While the land is a rice field and a garden, freely accessible to all, it also supports architectural constructions that may be utilized in variety of ways, from shelters for sleeping to kitchens for cooking to platforms from which to deliver lectures or performances. A number of artists and architects are involved in this aspect of the land's potential, though participation is not confined solely to those in the arts. The people who have contributed to the land's structure so far have come from both local and international artistic backgrounds, with artists such as: Kamin Letchaiprasert, Mitr Jai Inn, Tobias Rehberger, Philippe Parreno, Francois Roche, Angkrit Ajchariyasophon, Prachaya Phinthong, the artist group SUPERFLEX and Tiravanija. These small constructions vary from outhouses collecting biogas which is later converted for cooking, to kitchens and a central hall with generator powered by elephants' movements, to living (meditation) huts are designed and built as artistic and architectural experiments, although they also function as spaces which artists, students, and farmers alike can utilize.
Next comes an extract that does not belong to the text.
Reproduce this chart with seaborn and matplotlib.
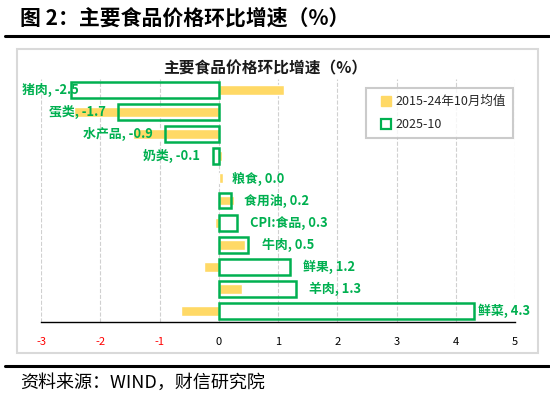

Because the land is empty of expectation, it is truly open to possibility, and in this openness, science, architecture, art, religion, technology, and the environment all play a part in determining the design and function of the space. In a sense, it is through this complete lack of determination that so many experiments, and discoveries are engendered: emptiness as an incubator, of sorts.
Anyone may build a new structure on the land with the only condition being that the addition remain accessible to all, as is the goal of the land generally. We provide the land and commit to care-taking and repairs of the buildings that are to remain on the land on a permanent basis, but encourage each artist to raise the funding for the actual construction. Rirkrit's own structure, as well as that of Tobias Rehberger, was exhibited as part of the "What If...Art on the Verge of Architecture and Design" curated by Maria Lind at the Moderna Museet Stockholm.
Rirkrit Tiravanija was born in Buenos Aires, Argentina, in 1961. After high school in Bangkok, Thailand, he studied at the Ontario School of Art in Toronto, the Banff Center School of Fine Arts, the School of the Art Institute of Chicago, and the Whitney Independent Studies Program in New York. He has exhibited widely, including solo shows at Kunsthalle Basel, The Museum of Modern Art, New York, Los Angeles County Museum of Art; Portikus, Frankfurt; and Secession, Vienna. For the 50th International Venice Biennale (2003), he co-curated Utopia Station, which has since traveled to several venues, most recently opening at the Haus der Kunst, Munich. Since 1998, Tiravanija has also been working on The Land, a large-scale collaborative and transdisciplinary project near Chiang Mai, Thailand. Tiravanija is a finalist for the 2004 Hugo Boss Prize and lives and works in New York, Bangkok, and Berlin.